Kurt war gerade einmal ein Jahr alt, als sein Vater 1924 starb; an den Folgen der Kriegsverletzungen (er war mindestens zweimal verwundet worden), heißt es in einer polnischen Quelle. 1936 schickte seine Mutter Susanne den 13jährigen nach Shoreham-by-Sea in England auf die Highschool – und vor allem in Sicherheit. Sie blieb in Breslau zurück und half dabei, weitere Kindertransporte zu organisieren. Als Witwe eines hochdekorierten jüdischen Frontoffiziers, dachte sie wohl, würde man sie verschonen. (Allerdings ist meine Wissen über die näheren Umstände ihres Zurückbleibens noch sehr unscharf.)

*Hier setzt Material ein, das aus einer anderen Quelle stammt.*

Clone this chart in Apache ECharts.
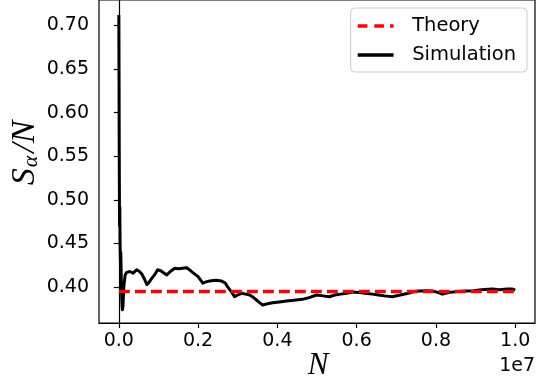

Kurt machte 1939 seinen Abschluss. Dann begann der Krieg. Die Kriegsjahre verbrachte Kurt in London, 1946 emigrierte er in die USA, änderte seinen Namen (bewahrte aber die Initialen K. M.). Seine Schwester lebte dort schon seit 1938. Er wurde Ingenieur in der Luftfahrtbranche, heiratete, gründete eine Familie. All die Zeit, schrieb mir seine Tochter, hielt er an seiner deutschen Identität fest, mehr als an seiner jüdischen – auch zur Befremdung anderer Familienmitglieder. In den 70er Jahren leitete er die europäischen Niederlassungen der Firma, bei der er angestellt war, von London aus und besuchte oft Deutschland. In seiner ersten Mail sagte Kurt: »Ich mag Deutschland, alle Deutschen und die deutsche Sprache.«
Das könnte man, bei dieser persönlichen und dieser Familiengeschichte, natürlich auch anders sehen; und das ist eines der Dinge, über die ich mich gerne mit ihm unterhalten möchte.